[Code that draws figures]
— Begin —
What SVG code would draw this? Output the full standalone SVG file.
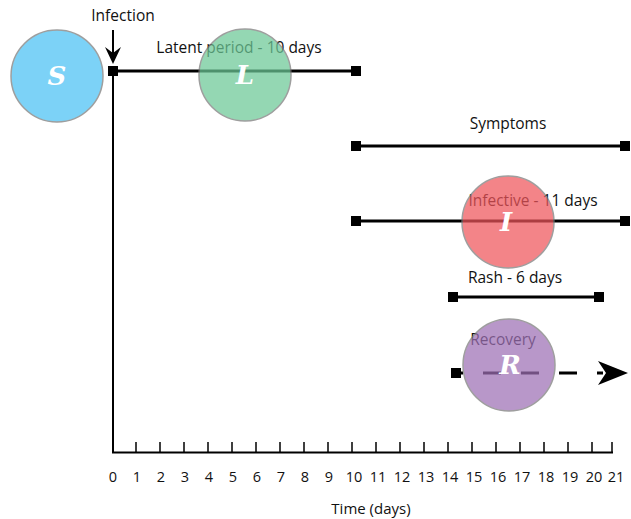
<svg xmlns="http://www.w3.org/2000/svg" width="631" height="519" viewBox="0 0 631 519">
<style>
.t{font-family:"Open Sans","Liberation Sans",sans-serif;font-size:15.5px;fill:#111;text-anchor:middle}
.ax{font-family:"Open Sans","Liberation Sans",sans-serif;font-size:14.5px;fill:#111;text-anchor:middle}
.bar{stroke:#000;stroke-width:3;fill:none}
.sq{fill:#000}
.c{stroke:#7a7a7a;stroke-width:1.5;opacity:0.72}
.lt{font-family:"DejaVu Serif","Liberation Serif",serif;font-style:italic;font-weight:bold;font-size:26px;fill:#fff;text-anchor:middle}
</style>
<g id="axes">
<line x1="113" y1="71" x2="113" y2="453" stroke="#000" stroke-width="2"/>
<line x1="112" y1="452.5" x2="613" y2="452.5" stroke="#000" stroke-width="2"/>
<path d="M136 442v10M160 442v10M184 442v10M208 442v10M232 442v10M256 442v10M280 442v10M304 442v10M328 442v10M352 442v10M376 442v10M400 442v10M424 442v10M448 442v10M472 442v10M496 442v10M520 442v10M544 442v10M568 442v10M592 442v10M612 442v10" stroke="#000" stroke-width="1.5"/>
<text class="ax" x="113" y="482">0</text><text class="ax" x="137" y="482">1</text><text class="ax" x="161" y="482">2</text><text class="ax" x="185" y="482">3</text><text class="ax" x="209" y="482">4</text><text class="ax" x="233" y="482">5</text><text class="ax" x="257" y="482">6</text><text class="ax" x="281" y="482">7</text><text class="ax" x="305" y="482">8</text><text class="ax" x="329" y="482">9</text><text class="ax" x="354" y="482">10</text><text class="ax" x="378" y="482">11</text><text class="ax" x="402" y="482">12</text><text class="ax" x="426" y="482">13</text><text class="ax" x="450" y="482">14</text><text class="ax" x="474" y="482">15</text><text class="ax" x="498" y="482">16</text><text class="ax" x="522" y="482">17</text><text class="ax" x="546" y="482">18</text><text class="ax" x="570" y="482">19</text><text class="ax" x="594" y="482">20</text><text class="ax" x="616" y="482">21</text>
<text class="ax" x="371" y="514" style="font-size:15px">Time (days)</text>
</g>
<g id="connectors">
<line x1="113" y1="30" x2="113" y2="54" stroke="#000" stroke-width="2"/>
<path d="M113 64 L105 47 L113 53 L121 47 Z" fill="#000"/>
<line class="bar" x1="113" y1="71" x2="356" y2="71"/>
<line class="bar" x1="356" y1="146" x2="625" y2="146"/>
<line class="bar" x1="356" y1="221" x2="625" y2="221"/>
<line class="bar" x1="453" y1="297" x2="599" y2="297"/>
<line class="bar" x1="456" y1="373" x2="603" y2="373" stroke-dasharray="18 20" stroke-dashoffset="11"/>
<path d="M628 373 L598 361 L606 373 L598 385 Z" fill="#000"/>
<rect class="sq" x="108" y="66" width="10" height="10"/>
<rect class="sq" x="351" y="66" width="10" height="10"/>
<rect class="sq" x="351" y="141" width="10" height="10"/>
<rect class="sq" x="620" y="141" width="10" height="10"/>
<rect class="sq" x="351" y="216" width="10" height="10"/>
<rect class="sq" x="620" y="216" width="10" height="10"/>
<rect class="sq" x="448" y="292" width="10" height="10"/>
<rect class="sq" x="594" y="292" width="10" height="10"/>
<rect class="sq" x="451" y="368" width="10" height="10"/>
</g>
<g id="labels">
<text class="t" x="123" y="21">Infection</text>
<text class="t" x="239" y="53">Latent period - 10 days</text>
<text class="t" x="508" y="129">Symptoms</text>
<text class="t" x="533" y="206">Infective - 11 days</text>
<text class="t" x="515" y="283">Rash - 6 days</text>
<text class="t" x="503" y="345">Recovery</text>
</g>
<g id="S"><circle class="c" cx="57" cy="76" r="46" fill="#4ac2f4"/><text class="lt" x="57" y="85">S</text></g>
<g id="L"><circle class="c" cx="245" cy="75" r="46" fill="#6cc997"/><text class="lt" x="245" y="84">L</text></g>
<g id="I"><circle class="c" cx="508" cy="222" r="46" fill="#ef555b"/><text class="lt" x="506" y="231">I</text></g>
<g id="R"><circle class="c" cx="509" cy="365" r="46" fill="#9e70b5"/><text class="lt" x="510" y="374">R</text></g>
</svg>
— End —
— Begin —
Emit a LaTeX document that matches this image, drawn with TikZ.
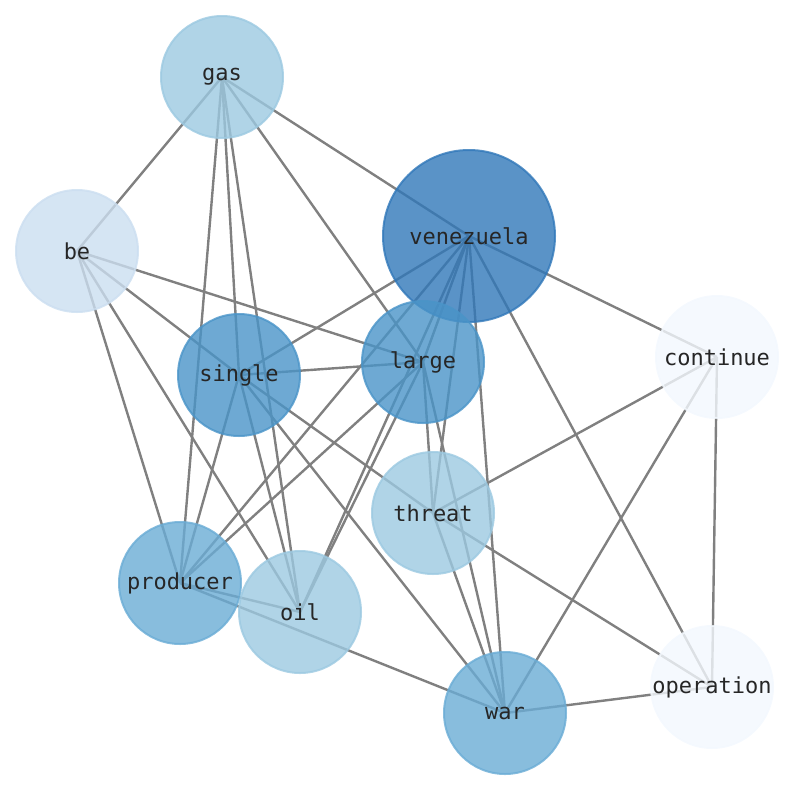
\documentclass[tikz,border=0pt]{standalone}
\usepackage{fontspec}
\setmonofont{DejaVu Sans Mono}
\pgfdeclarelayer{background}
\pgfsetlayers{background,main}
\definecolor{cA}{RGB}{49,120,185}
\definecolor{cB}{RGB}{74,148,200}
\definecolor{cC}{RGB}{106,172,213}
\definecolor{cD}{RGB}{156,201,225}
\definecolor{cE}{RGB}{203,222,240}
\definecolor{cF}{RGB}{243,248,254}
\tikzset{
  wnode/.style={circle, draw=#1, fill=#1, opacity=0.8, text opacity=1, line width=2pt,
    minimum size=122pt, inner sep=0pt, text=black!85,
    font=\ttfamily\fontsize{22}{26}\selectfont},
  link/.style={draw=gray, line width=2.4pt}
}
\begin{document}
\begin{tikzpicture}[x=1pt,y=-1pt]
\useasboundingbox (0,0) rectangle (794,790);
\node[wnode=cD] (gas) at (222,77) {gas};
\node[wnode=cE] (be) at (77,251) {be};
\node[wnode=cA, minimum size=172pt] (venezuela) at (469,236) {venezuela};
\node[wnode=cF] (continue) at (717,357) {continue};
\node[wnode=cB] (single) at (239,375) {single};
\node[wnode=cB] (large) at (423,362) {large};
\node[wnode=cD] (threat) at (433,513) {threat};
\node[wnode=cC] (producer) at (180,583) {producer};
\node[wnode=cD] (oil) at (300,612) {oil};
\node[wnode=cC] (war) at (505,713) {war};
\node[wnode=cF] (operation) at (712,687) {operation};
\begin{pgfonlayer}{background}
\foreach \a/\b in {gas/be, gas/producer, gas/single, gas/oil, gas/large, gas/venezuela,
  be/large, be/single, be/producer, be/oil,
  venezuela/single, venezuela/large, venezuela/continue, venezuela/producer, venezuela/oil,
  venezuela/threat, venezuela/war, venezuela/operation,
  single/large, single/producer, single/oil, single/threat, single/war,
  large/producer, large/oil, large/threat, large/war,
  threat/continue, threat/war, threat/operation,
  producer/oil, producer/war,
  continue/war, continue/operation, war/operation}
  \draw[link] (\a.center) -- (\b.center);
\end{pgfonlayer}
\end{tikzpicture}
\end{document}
— End —
WORK TO COMPLETE: Count how many lines include the string "standalone". Nothing but the number is needed.

ANSWER TO THE EXERCISE: 2